Karahan Tepe
About 46 km east of Göbekli Tepe, a second great Neolithic site is emerging from the bedrock — with imagery so striking it is rewriting how we picture this lost world.
If Göbekli Tepe is the flagship, Karahan Tepe is its remarkable sister. Lying roughly 46 km east in the same Şanlıurfa landscape, it belongs to the wider Taş Tepeler network of Neolithic sites — and its excavations have produced some of the most extraordinary finds in the entire region.

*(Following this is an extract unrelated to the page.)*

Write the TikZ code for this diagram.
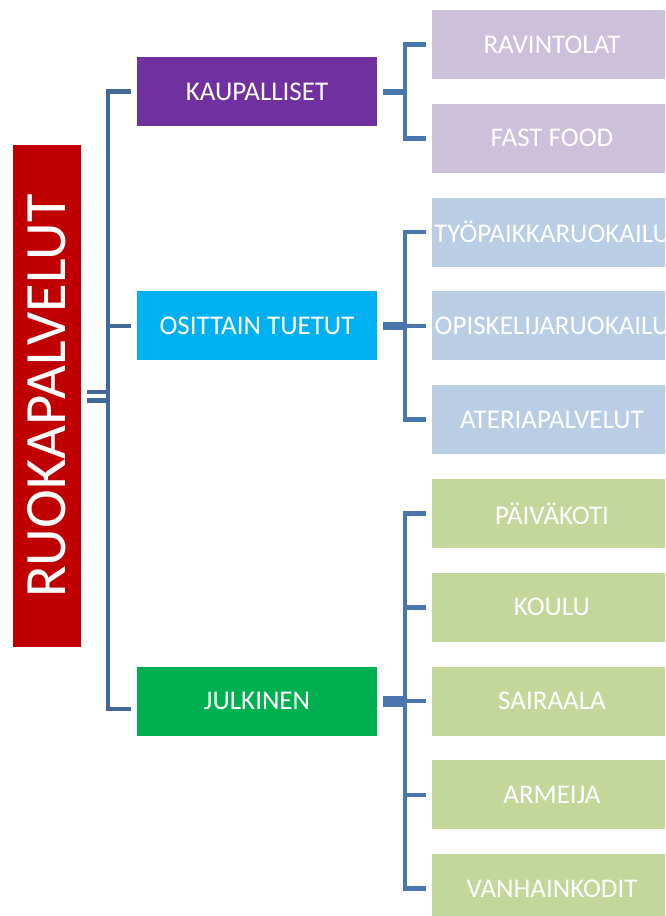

Pillars cut from living rock
Karahan Tepe shares Göbekli Tepe's signature T-shaped pillars, but with a distinctive twist: more than 260 of them have been recorded, many carved directly out of the bedrock rather than quarried, moved and set up. Architecture and ground are one and the same — structures shaped from the rock that forms the hill itself.
The subterranean room
The site's most famous space is a dramatic subterranean room, partly hewn into the bedrock, holding a row of upright phallic pillars. Watching over them, projecting from the rock wall, is a carved human head in relief — a face emerging from the stone, gazing across the chamber. The effect is theatrical and deliberate, and it has become one of the iconic images of the Taş Tepeler discoveries.
A seated statue
Among the finds is a striking 2.3-metre seated male statue, one of the largest and most expressive human figures known from the period. Together with Urfa Man and the anthropomorphic pillars of Göbekli Tepe, it deepens the picture of a Neolithic culture intensely preoccupied with the human form.
Older than Göbekli Tepe?
Karahan Tepe is sometimes described in popular accounts as being older than Göbekli Tepe. That claim is debated and should not be taken as established. The more careful statement, and the one the research currently supports, is that the two sites are roughly contemporaneous — both Pre-Pottery Neolithic, both still under active study. Firm comparative dating is exactly the kind of question ongoing excavation is working to answer.
Visiting
Karahan Tepe is increasingly open to visitors and makes a natural companion to Göbekli Tepe for travellers willing to venture a little further east of Şanlıurfa. As an active dig at an earlier stage of development than the flagship site, facilities and access arrangements continue to evolve — so check current practicalities before planning a trip. Many of its finds, like Göbekli Tepe's, are held in the Şanlıurfa Archaeology Museum.
On the "oldest" claim. Headlines calling Karahan Tepe the world's oldest temple or older than Göbekli Tepe outrun the evidence. Treat the two as broadly contemporary parts of one Neolithic landscape until excavation settles the chronology.